What of Griffin, then? On paper, this matched was a mouth-watering prospect: two fan favourites going head-to-head in a meta-game that highly favours aggression and early game skirmishes. How did the team that personified these traits more than anyone else in their region fall so very far short when it really mattered?

For starters, they got too cute. Pantheon is a cute idea as a support, especially when paired with another crowd control-heavy champion with a lot of burst like Taliyah. But Pantheon, even in jungle or top lane where he gets gold, falls off a cliff as the game wears on. Putting him in a composition with Olaf was just asking for trouble if Griffin couldn’t absolutely dominate the early game of Game 1.

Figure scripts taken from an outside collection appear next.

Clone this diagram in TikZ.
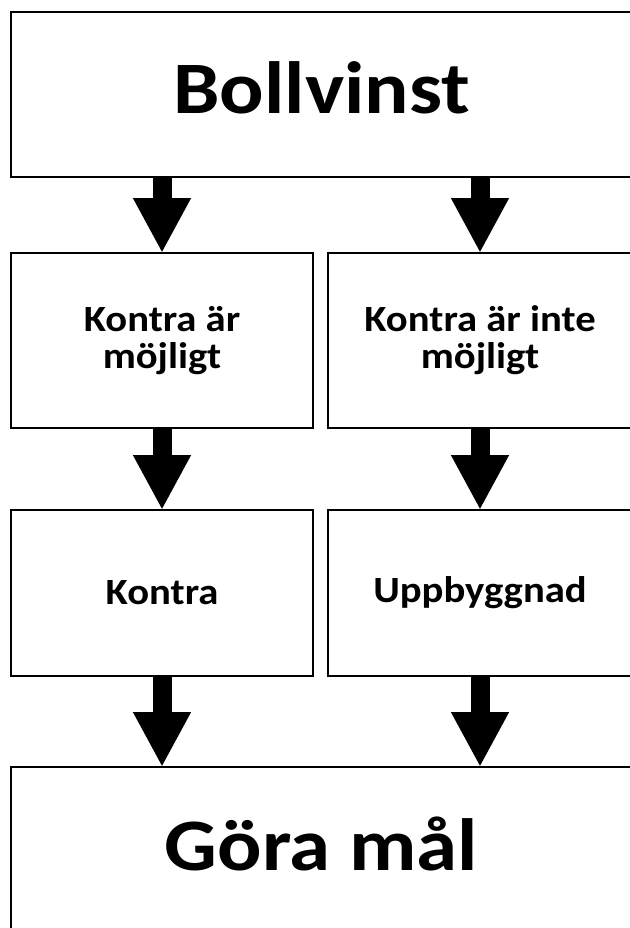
\documentclass[tikz,border=0pt]{standalone}
\usepackage{fontspec}
\setmainfont{Carlito}
\usetikzlibrary{arrows.meta}
\tikzset{
  box/.style={draw=black, line width=2pt, fill=white, inner sep=0pt, outer sep=0pt, rectangle, align=center},
  bigtext/.style={font=\bfseries\fontsize{74}{80}\selectfont, text height=52pt, text depth=13pt},
  smalltext/.style={font=\bfseries\fontsize{37}{37}\selectfont},
  flow/.style={line width=19pt, -{Triangle[length=55pt,width=54pt]}}
}
\begin{document}
\begin{tikzpicture}[x=1pt,y=-1pt]
  \fill[white] (0,0) rectangle (629,928);
  \useasboundingbox (0,0) rectangle (629,928);
  \node[box, bigtext, minimum width=621pt, minimum height=165pt] (top) at (321.5,94.5) {\scalebox{1.12}[1]{Bollvinst}};
  \node[box, smalltext, minimum width=302pt, minimum height=175pt] (km) at (162,340.5) {\scalebox{1.1}[1]{Kontra är}\\\scalebox{1.1}[1]{möjligt}};
  \node[box, smalltext, minimum width=304pt, minimum height=175pt] (kim) at (480,340.5) {\scalebox{1.1}[1]{Kontra är inte}\\\scalebox{1.1}[1]{möjligt}};
  \node[box, smalltext, minimum width=302pt, minimum height=166pt] (k) at (162,593) {\scalebox{1.1}[1]{Kontra}};
  \node[box, smalltext, minimum width=304pt, minimum height=166pt] (u) at (480,593) {\scalebox{1.1}[1]{Uppbyggnad}};
  \node[box, bigtext, minimum width=621pt, minimum height=168pt] (g) at (321.5,851) {\scalebox{1.12}[1]{Göra mål}};
  \draw[flow] (top.south -| km.north) -- (km.north);
  \draw[flow] (top.south -| kim.north) -- (kim.north);
  \draw[flow] (km.south) -- (k.north);
  \draw[flow] (kim.south) -- (u.north);
  \draw[flow] (k.south) -- (g.north -| k.south);
  \draw[flow] (u.south) -- (g.north -| u.south);
\end{tikzpicture}
\end{document}
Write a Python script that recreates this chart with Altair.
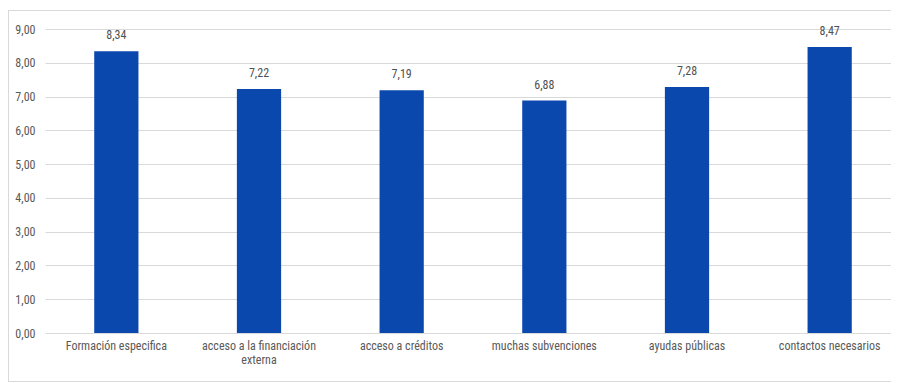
import altair as alt
import pandas as pd

categories = ["Formación especifica", "acceso a la financiación externa", "acceso a créditos",
              "muchas subvenciones", "ayudas públicas", "contactos necesarios"]
values = [8.34, 7.22, 7.19, 6.88, 7.28, 8.47]
y_ticks = [0, 1, 2, 3, 4, 5, 6, 7, 8, 9]

df = pd.DataFrame({"cat": categories, "value": values})

FONT = "Liberation Sans Narrow, Roboto Condensed, Roboto, Arial, sans-serif"
GRAY = "#595959"

x = alt.X("cat:N", sort=categories, title=None,
          scale=alt.Scale(paddingInner=0.69, paddingOuter=0.345, range=[0, 856]),
          axis=alt.Axis(labelAngle=0, labelColor=GRAY, labelFontSize=12, labelFont=FONT,
                        labelPadding=7, ticks=False, domain=False, labelLimit=200,
                        labelExpr="datum.label == 'acceso a la financiación externa' ? ['acceso a la financiación', 'externa'] : datum.label"))
y = alt.Y("value:Q", title=None,
          scale=alt.Scale(domain=[0, 9], nice=False),
          axis=alt.Axis(values=y_ticks, labelColor=GRAY, labelFontSize=12, labelOverlap=False,
                        labelFont=FONT, labelPadding=10, ticks=False, domain=False,
                        gridColor="#d9d9d9", gridWidth=1,
                        labelExpr="replace(format(datum.value, '.2f'), '.', ',')"))

base = alt.Chart(df).encode(x=x, y=y)
bars = base.mark_bar(color="#0b48ad")
texts = base.mark_text(baseline="bottom", dy=-9, fontSize=12, font=FONT, fontWeight="normal",
                       color="#505050").encode(
    text="lbl:N"
).transform_calculate(lbl="replace(format(datum.value, '.2f'), '.', ',')")

border = alt.Chart(df).mark_rect(fill=None, stroke="#d9d9d9", strokeWidth=1).encode(
    x=alt.value(-36.5), x2=alt.value(900), y=alt.value(-18.5), y2=alt.value(352.5)
)

chart = alt.layer(border, bars, texts).properties(
    width=846, height=304,
    padding={"left": 37, "top": 21, "right": 0, "bottom": 50},
    autosize=alt.AutoSizeParams(type="none"),
    background="white",
).configure_view(stroke=None)

chart.save("out.html", embed_options={"renderer": "svg", "actions": False})
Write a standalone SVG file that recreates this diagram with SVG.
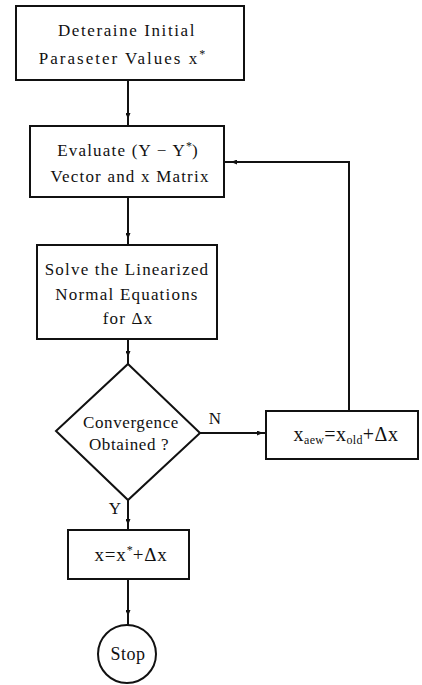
<svg xmlns="http://www.w3.org/2000/svg" width="422" height="685" viewBox="0 0 422 685">
<style>
.box{fill:#fff;stroke:#111;stroke-width:2}
.ln{fill:none;stroke:#111;stroke-width:2}
text{font-family:"Liberation Serif","Times New Roman",serif;font-size:17px;fill:#111;text-anchor:middle;letter-spacing:1.2px}
.sub{font-size:12px;letter-spacing:0.3px}
.sup{font-size:12px;letter-spacing:0}
</style>
<defs>
<marker id="ah" markerWidth="6" markerHeight="5" refX="5" refY="2.5" orient="auto" markerUnits="userSpaceOnUse">
<path d="M0,0 L6,2.5 L0,5 Z" fill="#111"/>
</marker>
</defs>
<g id="connectors">
<path class="ln" d="M128,80 V118" marker-end="url(#ah)"/>
<path class="ln" d="M128,118 V126"/>
<path class="ln" d="M128,197 V238" marker-end="url(#ah)"/>
<path class="ln" d="M128,238 V245"/>
<path class="ln" d="M128,339 V356" marker-end="url(#ah)"/>
<path class="ln" d="M128,356 V364"/>
<path class="ln" d="M128,500 V524" marker-end="url(#ah)"/>
<path class="ln" d="M128,524 V530"/>
<path class="ln" d="M128,579 V615" marker-end="url(#ah)"/>
<path class="ln" d="M128,615 V625"/>
<path class="ln" d="M200,433 H262" marker-end="url(#ah)"/>
<path class="ln" d="M262,433 H266"/>
<path class="ln" d="M349,411 V162 H232" marker-end="url(#ah)"/>
<path class="ln" d="M232,162 H224"/>
<text x="215" y="424" style="letter-spacing:0">N</text>
<text x="115" y="514" style="letter-spacing:0">Y</text>
</g>
<g id="n1">
<rect class="box" x="16" y="6" width="228" height="74"/>
<text x="127" y="36" style="letter-spacing:1.6px">Deteraine Initial</text>
<text x="122" y="64" style="letter-spacing:2px">Paraseter Values x<tspan class="sup" dy="-6">*</tspan></text>
</g>
<g id="n2">
<rect class="box" x="30" y="126" width="194" height="71"/>
<text x="128" y="156">Evaluate (Y − Y<tspan class="sup" dy="-6">*</tspan><tspan dy="6">)</tspan></text>
<text x="130" y="182">Vector and x Matrix</text>
</g>
<g id="n3">
<rect class="box" x="37" y="245" width="180" height="94"/>
<text x="127" y="275">Solve the Linearized</text>
<text x="127" y="300">Normal Equations</text>
<text x="128" y="324">for Δx</text>
</g>
<g id="n4">
<path class="box" d="M128,364 L200,433 L128,500 L56,431 Z"/>
<text x="131" y="428" style="letter-spacing:0.6px">Convergence</text>
<text x="129" y="450" style="letter-spacing:0.6px">Obtained ?</text>
</g>
<g id="n5">
<rect class="box" x="266" y="411" width="152" height="48"/>
<text x="346" y="441" style="font-size:20px;letter-spacing:0.5px">x<tspan class="sub" dy="3">aew</tspan><tspan dy="-3">=x</tspan><tspan class="sub" dy="3">old</tspan><tspan dy="-3">+Δx</tspan></text>
</g>
<g id="n6">
<rect class="box" x="68" y="530" width="121" height="49"/>
<text x="131" y="561" style="font-size:19px;letter-spacing:0.8px">x=x<tspan class="sup" dy="-7">*</tspan><tspan dy="7">+Δx</tspan></text>
</g>
<g id="n7">
<circle class="box" cx="127" cy="654" r="29"/>
<text x="128" y="660" style="font-size:18px;letter-spacing:0.5px">Stop</text>
</g>
</svg>
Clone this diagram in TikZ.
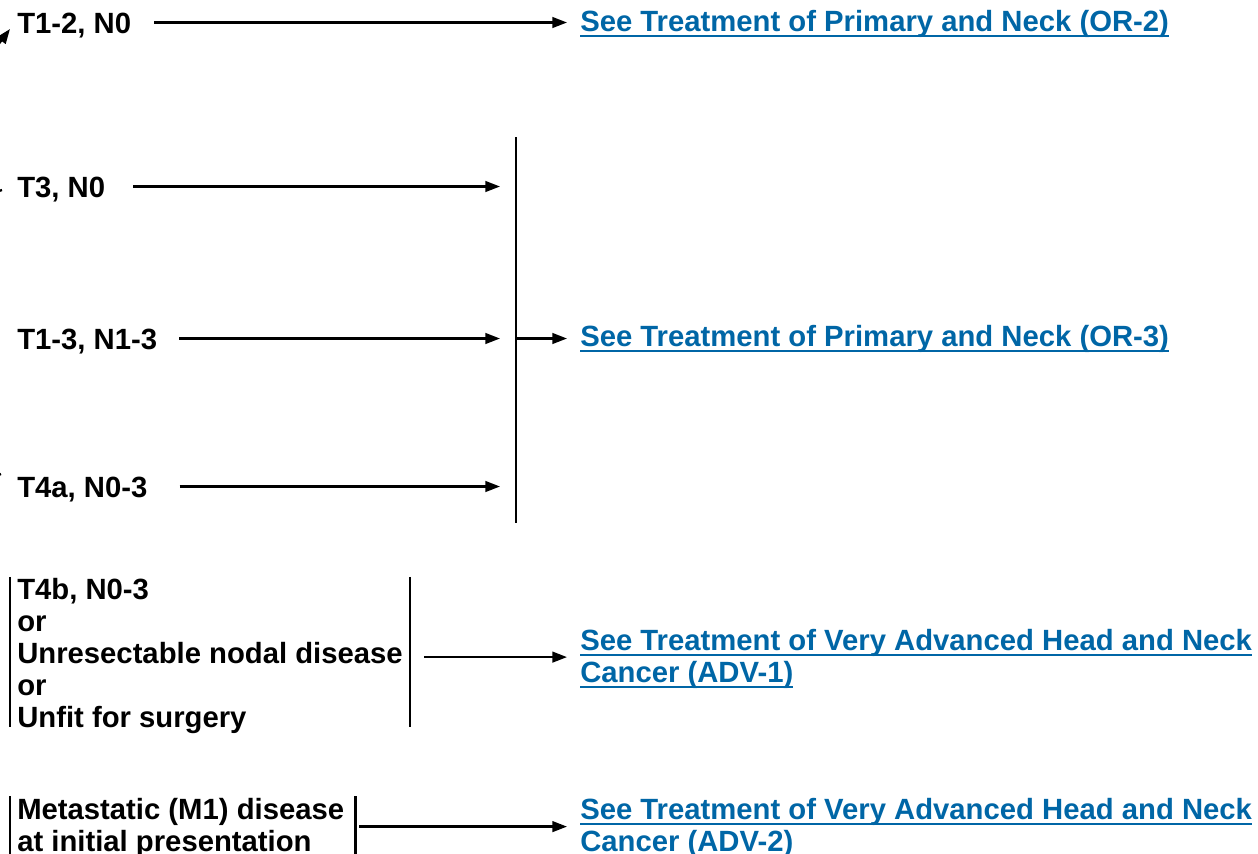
\documentclass[tikz,border=0pt]{standalone}
\usepackage{fontspec}
\setmainfont{Liberation Sans}
\usetikzlibrary{arrows.meta,calc}
\definecolor{linkblue}{RGB}{0,102,166}
% underlined link text
\newcommand\ulink[1]{\setbox0\hbox{#1}\rlap{\rule[-4.5pt]{\wd0}{1.5pt}}\box0}

\begin{document}
\begin{tikzpicture}[x=0.75pt,y=-0.75pt,
  txt/.style={font=\bfseries\fontsize{21.95pt}{24pt}\selectfont, inner sep=0pt, anchor=base west},
  oneline/.style={text height=15.75pt, text depth=0pt},
  lbl/.style={txt},
  lnk/.style={txt,text=linkblue},
  arr/.style={line width=1.7pt,-{Triangle[length=11pt,width=8pt]}},
  barline/.style={line width=1.7pt}]
\useasboundingbox (0,0) rectangle (1258,854);
\clip (0,0) rectangle (1258,854);

% stage labels
\node[lbl,oneline] (a1) at (17,33) {T1-2, N0};
\node[lbl,oneline] (a2) at (17,197) {T3, N0};
\node[lbl,oneline] (a3) at (17,349) {T1-3, N1-3};
\node[lbl,oneline] (a4) at (17,497) {T4a, N0-3};
\node[lbl] (a5) at (17,599.5) {\begin{tabular}[t]{@{}l@{}}T4b, N0-3\\or\\Unresectable nodal disease\\or\\Unfit for surgery\end{tabular}};
\node[lbl] (a6) at (17,819) {\begin{tabular}[t]{@{}l@{}}Metastatic (M1) disease\\at initial presentation\end{tabular}};

% links to treatment pages
\node[lnk,oneline] (l1) at (580,31) {\ulink{See Treatment of Primary and Neck (OR-2)}};
\node[lnk,oneline] (l3) at (580,346) {\ulink{See Treatment of Primary and Neck (OR-3)}};
\node[lnk] (l5) at (580,650) {\begin{tabular}[t]{@{}l@{}}\ulink{See Treatment of Very Advanced Head and Neck}\\\ulink{Cancer (ADV-1)}\end{tabular}};
\node[lnk] (l6) at (580,819) {\begin{tabular}[t]{@{}l@{}}\ulink{See Treatment of Very Advanced Head and Neck}\\\ulink{Cancer (ADV-2)}\end{tabular}};

% side bars of the grouped labels
\draw[barline] ($(a5.north west)+(-7,0)$) -- ($(a5.south west)+(-7,-10)$);
\draw[barline] ($(a5.north east)+(7,0)$) -- ($(a5.south east)+(7,-10)$);
\draw[barline] ($(a6.north west)+(-7,0)$) -- ($(a6.south west)+(-7,0)$);
\draw[barline] ($(a6.north east)+(11,0)$) -- ($(a6.south east)+(11,0)$);

% joining line for T3 / T1-3 / T4a
\coordinate (jt) at (516,137);
\coordinate (jb) at (516,523);
\draw[barline] (jt) -- (jb);

% connectors
\draw[arr] ($(a1.east)+(23,0)$) -- ($(a1.east -| l1.west)+(-13,0)$);
\draw[arr] ($(a2.east)+(28,0)$) -- ($(a2.east -| jt)+(-16,0)$);
\draw[arr] ($(a3.east)+(22,0)$) -- ($(a3.east -| jt)+(-16,0)$);
\draw[arr] ($(a4.east)+(32,0)$) -- ($(a4.east -| jt)+(-16,0)$);
\draw[arr] (a3.east -| jt) -- ($(a3.east -| l3.west)+(-13,0)$);
\draw[arr] ($(a5.east)+(21,0)$) -- ($(a5.east -| l5.west)+(-13,0)$);
\draw[arr] ($(a6.east)+(15,-2)$) -- ($(a6.east -| l6.west)+(-13,-2)$);

% connectors entering from the left edge
\coordinate (f1) at (-18,66);
\coordinate (f1t) at (10,29);
\draw[arr] (f1) -- (f1t);
\coordinate (f2) at (-20,197);
\coordinate (f2t) at (2,190);
\draw[barline] (f2) -- (f2t);
\coordinate (f3) at (-20,482);
\coordinate (f3t) at (1,474);
\draw[barline] (f3) -- (f3t);
\end{tikzpicture}
\end{document}
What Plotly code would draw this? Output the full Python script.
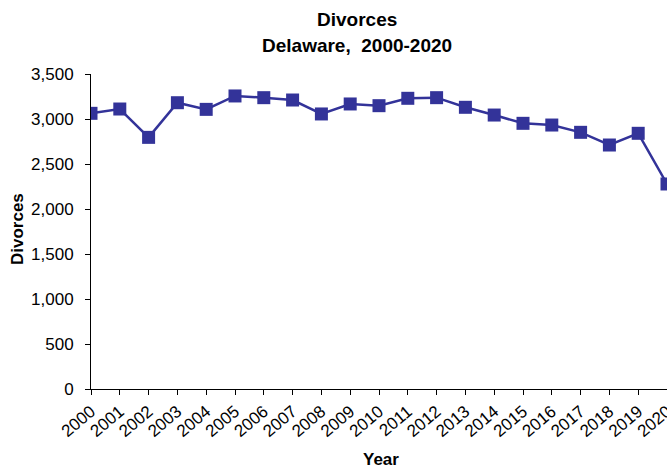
import plotly.graph_objects as go

years = list(range(2000, 2021))
divorces = [3063, 3111, 2796, 3181, 3107, 3256, 3237, 3211, 3056, 3167, 3148,
            3230, 3237, 3130, 3044, 2952, 2933, 2852, 2711, 2841, 2278]
y_ticks = [0, 500, 1000, 1500, 2000, 2500, 3000, 3500]
y_tick_labels = [f"{v:,}" for v in y_ticks]

FONT = "Liberation Sans, Arial, sans-serif"
W, H = 667, 468
# plot area in page pixels: x 91..667, y 74..389
L, T = 91, 74
PW, PH = 667 - 91, 389 - 74
R = W - L - PW
B = H - T - PH


def px_x(sx):
    return (sx - L) / PW


def px_y(sy):
    return (T + PH - sy) / PH


fig = go.Figure(go.Scatter(
    x=years, y=divorces, mode="lines+markers",
    line=dict(color="#333399", width=2.5),
    marker=dict(symbol="square", size=13, color="#333399"),
))

fig.update_layout(
    width=W, height=H,
    margin=dict(l=L, r=R, t=T, b=B, autoexpand=False),
    paper_bgcolor="white", plot_bgcolor="white",
    showlegend=False,
    font=dict(family=FONT, color="black", size=15),
    annotations=[
        dict(text="<b>Divorces</b>", x=px_x(357), y=px_y(20), xref="paper", yref="paper",
             xanchor="center", yanchor="middle", showarrow=False,
             font=dict(size=19, family=FONT)),
        dict(text="<b>Delaware,&nbsp; 2000-2020</b>", x=px_x(357), y=px_y(45),
             xref="paper", yref="paper", xanchor="center", yanchor="middle",
             showarrow=False, font=dict(size=19, family=FONT)),
        dict(text="<b>Year</b>", x=px_x(381), y=px_y(459), xref="paper", yref="paper",
             xanchor="center", yanchor="middle", showarrow=False,
             font=dict(size=17, family=FONT)),
        dict(text="<b>Divorces</b>", x=px_x(17), y=px_y(229), xref="paper", yref="paper",
             xanchor="center", yanchor="middle", showarrow=False, textangle=-90,
             font=dict(size=17, family=FONT)),
    ],
)
fig.update_xaxes(
    range=[2000, 2020], tickmode="array", tickvals=years,
    ticktext=[str(y) for y in years], tickangle=-40,
    showline=True, linecolor="black", linewidth=1,
    ticks="outside", ticklen=5, tickcolor="black",
    showgrid=False, zeroline=False, automargin=False,
    ticklabeloverflow="allow",
    tickfont=dict(size=17),
)
fig.update_yaxes(
    range=[0, 3500], tickmode="array", tickvals=y_ticks, ticktext=y_tick_labels,
    showline=True, linecolor="black", linewidth=1,
    ticks="outside", ticklen=5, tickcolor="black",
    showgrid=False, zeroline=False, automargin=False,
    ticklabelstandoff=8,
    tickfont=dict(size=17),
)

fig.write_html(
    "out.html",
    config={"displayModeBar": False},
    post_script="document.body.style.margin='0';"
                "document.documentElement.style.overflow='hidden';",
)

They played more straight-up in Game 2, but Faker and Clid put on a clinic. Faker of old made a return for this game and Griffin could almost consider it a write-off in a lot of ways. It’s a little reductionist (and untrue) to say The Unkillable Demon won one to five, but sometimes great players have a performance like this and there’s nothing you can do about it.

Game 3 was almost a repeat of Game 1, but where the early game went even worse. Elise replaced Olaf in Griffin’s jungle, but she has a lot of the same issues and SKT took full advantage of them.

In the end, SKT’s success is a sign not of the meta-game shifting back towards the conservative play style of old, but of SKT adjusting to the new style. The kings are back, at least for now, but exile changed them – gave them a new perspective.

A change is as good as a holiday, they say, and SKT have looked refreshed and refreshing this year.